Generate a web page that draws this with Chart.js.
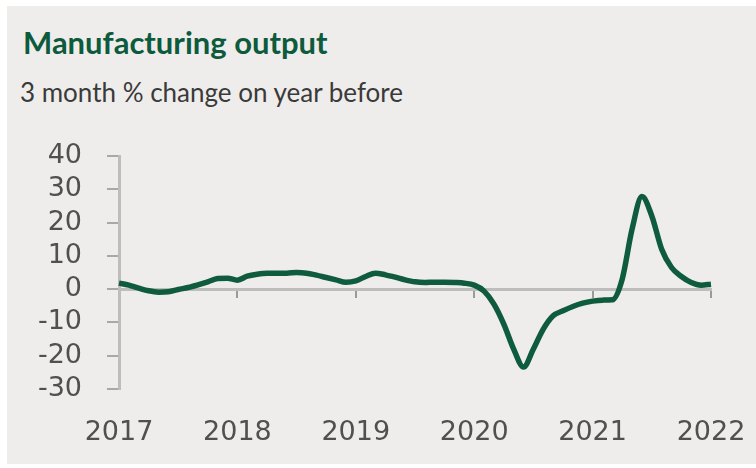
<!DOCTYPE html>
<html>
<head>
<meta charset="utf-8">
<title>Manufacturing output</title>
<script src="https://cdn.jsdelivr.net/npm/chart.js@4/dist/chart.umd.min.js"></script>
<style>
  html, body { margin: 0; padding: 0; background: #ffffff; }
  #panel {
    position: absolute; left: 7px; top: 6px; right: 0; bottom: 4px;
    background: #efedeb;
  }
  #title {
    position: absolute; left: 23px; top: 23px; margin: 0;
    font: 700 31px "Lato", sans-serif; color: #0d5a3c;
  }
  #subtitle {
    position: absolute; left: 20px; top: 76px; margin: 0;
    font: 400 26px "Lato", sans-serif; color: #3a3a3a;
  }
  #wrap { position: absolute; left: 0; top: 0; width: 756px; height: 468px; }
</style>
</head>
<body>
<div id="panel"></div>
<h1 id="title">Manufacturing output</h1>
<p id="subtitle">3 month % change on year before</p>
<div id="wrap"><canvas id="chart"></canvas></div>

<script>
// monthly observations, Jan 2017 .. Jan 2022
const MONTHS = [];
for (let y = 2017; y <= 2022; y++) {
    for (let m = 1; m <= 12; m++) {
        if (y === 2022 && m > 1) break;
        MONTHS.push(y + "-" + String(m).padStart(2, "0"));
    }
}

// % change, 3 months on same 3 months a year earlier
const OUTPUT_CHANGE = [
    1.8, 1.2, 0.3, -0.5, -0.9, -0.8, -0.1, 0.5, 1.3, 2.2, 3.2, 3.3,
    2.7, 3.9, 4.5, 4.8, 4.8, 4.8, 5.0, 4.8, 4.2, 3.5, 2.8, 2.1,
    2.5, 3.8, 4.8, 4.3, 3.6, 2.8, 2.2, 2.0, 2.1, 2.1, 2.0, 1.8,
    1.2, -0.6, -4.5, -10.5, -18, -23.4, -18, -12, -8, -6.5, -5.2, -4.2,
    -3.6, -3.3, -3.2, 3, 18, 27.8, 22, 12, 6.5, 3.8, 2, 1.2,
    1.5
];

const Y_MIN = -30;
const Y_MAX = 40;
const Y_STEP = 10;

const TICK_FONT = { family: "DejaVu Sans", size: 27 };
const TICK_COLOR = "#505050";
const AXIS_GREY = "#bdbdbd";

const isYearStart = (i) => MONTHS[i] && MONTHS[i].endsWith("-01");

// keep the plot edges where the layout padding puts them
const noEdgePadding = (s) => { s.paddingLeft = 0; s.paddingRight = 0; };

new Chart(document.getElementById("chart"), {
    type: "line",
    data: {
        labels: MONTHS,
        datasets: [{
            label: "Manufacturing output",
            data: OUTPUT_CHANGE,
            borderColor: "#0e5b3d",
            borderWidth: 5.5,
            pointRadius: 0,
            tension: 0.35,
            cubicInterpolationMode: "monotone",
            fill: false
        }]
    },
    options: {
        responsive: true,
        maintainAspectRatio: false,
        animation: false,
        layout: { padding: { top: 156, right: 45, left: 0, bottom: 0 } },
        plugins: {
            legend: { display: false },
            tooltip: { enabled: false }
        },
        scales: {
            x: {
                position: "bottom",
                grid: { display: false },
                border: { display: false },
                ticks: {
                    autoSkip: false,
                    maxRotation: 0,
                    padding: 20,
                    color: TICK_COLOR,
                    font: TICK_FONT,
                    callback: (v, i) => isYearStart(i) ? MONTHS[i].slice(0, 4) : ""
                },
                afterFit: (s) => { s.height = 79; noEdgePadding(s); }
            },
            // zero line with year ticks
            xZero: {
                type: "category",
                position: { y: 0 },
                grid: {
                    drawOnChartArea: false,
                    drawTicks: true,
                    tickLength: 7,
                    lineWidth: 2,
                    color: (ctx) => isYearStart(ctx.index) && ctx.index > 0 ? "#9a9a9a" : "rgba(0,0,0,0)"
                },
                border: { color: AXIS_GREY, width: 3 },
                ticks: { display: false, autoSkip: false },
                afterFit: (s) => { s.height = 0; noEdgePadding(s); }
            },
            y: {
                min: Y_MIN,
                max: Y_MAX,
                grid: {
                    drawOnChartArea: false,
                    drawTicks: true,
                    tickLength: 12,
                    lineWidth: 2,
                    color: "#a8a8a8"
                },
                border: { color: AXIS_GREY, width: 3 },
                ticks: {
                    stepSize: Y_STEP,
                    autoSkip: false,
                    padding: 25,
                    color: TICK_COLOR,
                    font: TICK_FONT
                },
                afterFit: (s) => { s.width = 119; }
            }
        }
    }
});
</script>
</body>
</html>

******

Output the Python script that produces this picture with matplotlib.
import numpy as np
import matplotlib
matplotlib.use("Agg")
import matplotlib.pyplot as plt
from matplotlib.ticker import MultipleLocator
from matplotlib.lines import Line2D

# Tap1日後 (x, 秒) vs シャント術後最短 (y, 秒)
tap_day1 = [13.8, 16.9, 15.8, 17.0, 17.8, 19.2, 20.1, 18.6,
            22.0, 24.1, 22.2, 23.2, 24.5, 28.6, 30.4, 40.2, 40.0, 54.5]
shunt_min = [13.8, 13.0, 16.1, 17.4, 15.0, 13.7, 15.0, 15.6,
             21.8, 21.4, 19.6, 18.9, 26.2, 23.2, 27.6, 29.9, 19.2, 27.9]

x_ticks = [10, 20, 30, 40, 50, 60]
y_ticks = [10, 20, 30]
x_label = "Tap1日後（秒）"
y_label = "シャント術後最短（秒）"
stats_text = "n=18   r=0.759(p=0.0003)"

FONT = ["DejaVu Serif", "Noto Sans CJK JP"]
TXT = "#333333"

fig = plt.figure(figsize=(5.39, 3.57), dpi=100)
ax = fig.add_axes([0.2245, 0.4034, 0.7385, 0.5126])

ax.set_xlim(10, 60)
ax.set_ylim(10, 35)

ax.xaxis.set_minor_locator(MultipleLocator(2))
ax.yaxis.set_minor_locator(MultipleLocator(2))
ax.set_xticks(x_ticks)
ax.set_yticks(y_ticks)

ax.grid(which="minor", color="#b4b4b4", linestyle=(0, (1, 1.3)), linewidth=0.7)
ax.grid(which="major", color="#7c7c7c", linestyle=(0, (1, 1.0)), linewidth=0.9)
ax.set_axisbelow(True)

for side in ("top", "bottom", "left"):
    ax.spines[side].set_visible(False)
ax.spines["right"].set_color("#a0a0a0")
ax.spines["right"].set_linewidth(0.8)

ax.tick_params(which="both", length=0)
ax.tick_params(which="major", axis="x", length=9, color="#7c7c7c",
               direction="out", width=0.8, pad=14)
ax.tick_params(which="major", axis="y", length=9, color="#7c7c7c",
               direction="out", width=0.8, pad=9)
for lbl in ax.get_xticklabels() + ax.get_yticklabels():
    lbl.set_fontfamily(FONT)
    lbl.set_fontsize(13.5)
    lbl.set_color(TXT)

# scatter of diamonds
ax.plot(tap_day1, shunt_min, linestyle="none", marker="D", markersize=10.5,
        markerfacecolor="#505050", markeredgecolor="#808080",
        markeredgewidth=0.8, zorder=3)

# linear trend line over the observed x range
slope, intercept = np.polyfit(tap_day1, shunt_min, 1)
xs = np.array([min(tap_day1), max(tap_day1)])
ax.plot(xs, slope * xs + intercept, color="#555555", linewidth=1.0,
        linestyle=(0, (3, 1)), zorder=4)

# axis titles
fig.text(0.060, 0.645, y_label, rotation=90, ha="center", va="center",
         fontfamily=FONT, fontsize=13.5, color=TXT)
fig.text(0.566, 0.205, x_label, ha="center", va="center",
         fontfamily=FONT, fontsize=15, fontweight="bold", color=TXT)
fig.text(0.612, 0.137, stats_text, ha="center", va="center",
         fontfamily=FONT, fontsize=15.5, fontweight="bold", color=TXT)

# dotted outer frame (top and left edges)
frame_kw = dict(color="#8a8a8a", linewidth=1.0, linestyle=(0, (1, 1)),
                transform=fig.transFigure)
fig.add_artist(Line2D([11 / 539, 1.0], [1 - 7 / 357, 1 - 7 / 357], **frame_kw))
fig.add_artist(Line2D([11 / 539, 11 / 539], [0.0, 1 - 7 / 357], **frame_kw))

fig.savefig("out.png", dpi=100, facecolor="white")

******

=== Work to do ===
Quote the lines that begin at the line containing "Output the Python" and end at the line containing "from matplotlib.lines import Line2D", keeping both of those lines.

=== Exercise solution ===
Output the Python script that produces this picture with matplotlib.
import numpy as np
import matplotlib
matplotlib.use("Agg")
import matplotlib.pyplot as plt
from matplotlib.ticker import MultipleLocator
from matplotlib.lines import Line2D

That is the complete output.